I feel your pain. And I’m a bit zealous about the topic…many years ago we moved from the G/L method to A/P method for 1099’s and it was discovered days before 1099’s were due out there were hundreds of duplicate vendors. I was charged with oversight of the related address – 1st address numbers modifications.

From then on I insisted all users, regardless of whether casual or extreme data entry, are trained to search the address book same as yours (and not the 'masters').

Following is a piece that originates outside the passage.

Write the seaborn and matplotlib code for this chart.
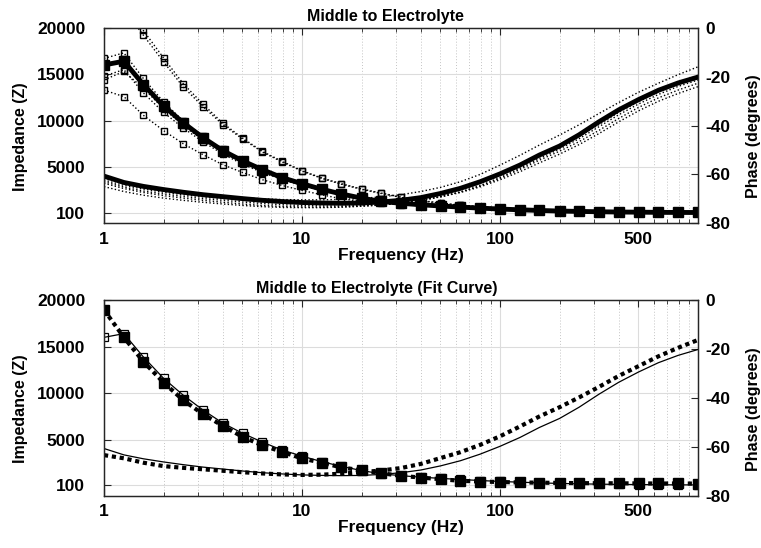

Our solution was to introduce a customised P01012/W01012B with a default wildcard for search type in the header filter AND the header ALPH field disabled. Basic training/orientation includes practice searches using the wildcard before AND after a string for the ALPH field on the QBE. And of course we intentionally guide them (training environment of course) to find: a name with and without the middle initial; a company with and without ', Inc.'; LLC Vs. L.L.C.; an unobvious nickname and a proper first name (ex nn=Linda/p=Melinda/*inda*); ‘And’ instead of ‘&’; using ‘ath’ to find Cathi, Cathy, Kathy, Kathi, Katherine, Kathleen, Cathleen, Catherine, path, marathon, etc. and as many other examples as needed until the message is hammered home and we observe them using the before and after ‘*’ on a partial string second nature. We also have one AT1 type directly correlated an offline number scheme (all others are next number table). Provides the opportunity to train on the number filters for QBE as well.

This lesson has actually been a good foundation for using the QBE in all applications. When users are later shown how to use the ‘work with accounts’ search screen (who hasn’t abbreviated Depreciation/Depr/depr somehow somewhere in an object), search for invoice numbers (allows users to detect a ‘duplicate’ because someone padded an invoice number with a leading ~space bar~), a remark/explanation field, I want to see everything over $200,000…you get the idea.